Implementation:Openai Whisper DecodingTask Run
Overview
DecodingTask is the core class that orchestrates single-segment decoding in Whisper. Its __init__ method assembles the full decoding pipeline (tokenizer, decoder strategy, logit filters, inference engine), and its run() method executes the pipeline on a batched mel spectrogram tensor.
Source
- File:
whisper/decoding.py:L508-570(__init__),whisper/decoding.py:L712-789(run) - Import:
from whisper.decoding import DecodingTask - Repository: https://github.com/openai/whisper
Signatures
def __init__(self, model: "Whisper", options: DecodingOptions):
@torch.no_grad()
def run(self, mel: Tensor) -> List[DecodingResult]:
Initialization (__init__)
The constructor sets up all components needed for decoding:
Tokenizer
A Tokenizer is created with the specified language and task. This provides the vocabulary, special token IDs, and encoding/decoding methods.
Group Size
The n_group parameter determines how many parallel sequences are maintained:
- If beam_size is set,
n_group = beam_size - If best_of is set,
n_group = best_of - Otherwise,
n_group = 1
Initial Token Sequence
The start-of-transcript (SOT) sequence is constructed:
- SOT token + language token + task token (+ optional timestamp token)
- Optional prompt tokens prepended before SOT
- Optional prefix tokens appended after the SOT sequence
Inference Engine
A PyTorchInference instance is created, which wraps the model's decoder with key-value caching for efficient autoregressive generation.
Sequence Ranker
A MaximumLikelihoodRanker is instantiated with the configured length_penalty. This ranks candidate sequences by their average log probability.
Decoder Strategy
Based on the options:
- temperature == 0 and no beam search:
GreedyDecoderwithtemperature=0(argmax) - temperature > 0 and no beam search:
GreedyDecoderwith the specified temperature (sampling) - beam_size specified:
BeamSearchDecoderwith the given beam size and patience
Logit Filters
A list of logit filters is assembled:
- SuppressBlank — if
suppress_blank=True, prevents blank/EOT tokens at the start - SuppressTokens — suppresses the configured non-speech token IDs
- ApplyTimestampRules — if timestamps are enabled, enforces monotonic timestamp ordering and proper timestamp-text alternation
Execution (run())
The run() method processes a batch of mel spectrograms through the full decoding pipeline:
Step-by-Step Flow
- Reset decoder state (clear any cached sequences)

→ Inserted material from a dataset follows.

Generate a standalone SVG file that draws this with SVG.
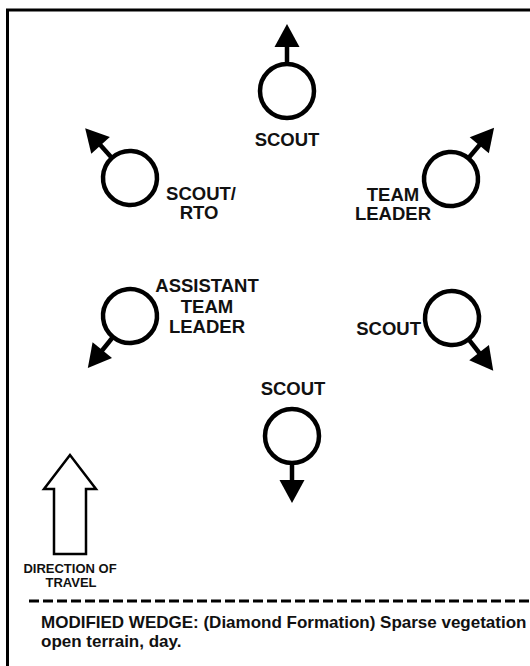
<svg xmlns="http://www.w3.org/2000/svg" xmlns:xlink="http://www.w3.org/1999/xlink" width="530" height="666" viewBox="0 0 530 666">
<style>
.lbl{font-family:"Liberation Sans",Arial,sans-serif;font-weight:bold;font-size:18.5px;fill:#111;}
.sm{font-family:"Liberation Sans",Arial,sans-serif;font-weight:bold;font-size:13px;fill:#111;}
.cap{font-family:"Liberation Sans",Arial,sans-serif;font-weight:bold;font-size:17px;fill:#111;}
</style>
<defs>
<g id="sym">
<circle r="27" fill="none" stroke="#000" stroke-width="4.5"/>
<line x1="0" y1="-28" x2="0" y2="-46" stroke="#000" stroke-width="4.5"/>
<polygon points="0,-67 -12.5,-44 12.5,-44" fill="#000"/>
</g>
</defs>
<rect width="530" height="666" fill="#fff"/>
<path d="M7.5,666 V10 H530" fill="none" stroke="#000" stroke-width="3"/>
<g id="scout-top">
<use xlink:href="#sym" transform="translate(287,91)"/>
<text class="lbl" x="287" y="146" text-anchor="middle">SCOUT</text>
</g>
<g id="scout-rto">
<use xlink:href="#sym" transform="translate(130,178) rotate(-42)"/>
<text class="lbl" x="201" y="200" text-anchor="middle">SCOUT/</text>
<text class="lbl" x="199" y="219" text-anchor="middle">RTO</text>
</g>
<g id="team-leader">
<use xlink:href="#sym" transform="translate(451,179) rotate(40)"/>
<text class="lbl" x="393" y="201" text-anchor="middle">TEAM</text>
<text class="lbl" x="393" y="220" text-anchor="middle">LEADER</text>
</g>
<g id="assistant-team-leader">
<use xlink:href="#sym" transform="translate(130,316) rotate(-141)"/>
<text class="lbl" x="207" y="292" text-anchor="middle">ASSISTANT</text>
<text class="lbl" x="207" y="313" text-anchor="middle">TEAM</text>
<text class="lbl" x="207" y="333" text-anchor="middle">LEADER</text>
</g>
<g id="scout-right">
<use xlink:href="#sym" transform="translate(452,318) rotate(142)"/>
<text class="lbl" x="421" y="335" text-anchor="end">SCOUT</text>
</g>
<g id="scout-bottom">
<use xlink:href="#sym" transform="translate(292,436) rotate(180)"/>
<text class="lbl" x="293" y="395" text-anchor="middle">SCOUT</text>
</g>
<g id="direction">
<polygon points="70,455 44,489 54,489 54,554 86,554 86,489 96,489" fill="#fff" stroke="#000" stroke-width="2.5" stroke-linejoin="miter"/>
<text class="sm" x="70" y="573" text-anchor="middle">DIRECTION OF</text>
<text class="sm" x="71" y="587" text-anchor="middle">TRAVEL</text>
</g>
<g id="connectors">
<line x1="29" y1="601" x2="530" y2="601" stroke="#000" stroke-width="3" stroke-dasharray="10,4"/>
</g>
<text class="cap" x="41" y="628">MODIFIED WEDGE: (Diamond Formation) Sparse vegetation</text>
<text class="cap" x="41" y="647">open terrain, day.</text>
</svg>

- Encode audio features — pass the mel tensor through the model's encoder to produce audio feature representations
- Detect language (if needed) — if no language is specified, perform a forward pass to identify the most probable language from the encoder output
- Repeat tokens for beam/sampling groups — duplicate the initial token sequences
n_grouptimes per batch element to support parallel beam or sampling candidates - Main autoregressive loop (
_main_loop) — iteratively generate tokens:- Forward pass through decoder with cached key-value pairs
- Apply all logit filters
- Select next tokens via the decoder strategy (greedy/beam)
- Check for completion (EOT token or max length)
- Finalize sequences — collect completed token sequences
- Rank sequences — use
MaximumLikelihoodRankerto select the best sequence per batch element - Build
DecodingResultobjects — decode tokens to text, attach metadata (language, probabilities, compression ratio)
Inputs and Outputs
- Inputs:
meltensor of shape (batch, 80, 3000) - Outputs:
List[DecodingResult]with one result per batch element
Usage Example
from whisper.decoding import DecodingTask, DecodingOptions
options = DecodingOptions(beam_size=5, language="en")
task = DecodingTask(model, options)
results = task.run(mel_segment)
for r in results:
print(r.text, r.avg_logprob)
Key Notes
DecodingTaskis typically not called directly by users. Thedecode()function andtranscribe()function create and invoke it internally.- The
run()method is decorated with@torch.no_grad()for inference efficiency. - Key-value caching in
PyTorchInferenceis essential for performance. Without it, the decoder would need to reprocess all previous tokens at each step. - The class handles both single-segment decoding (called by
decode()) and repeated-segment decoding (called bytranscribe()in a loop).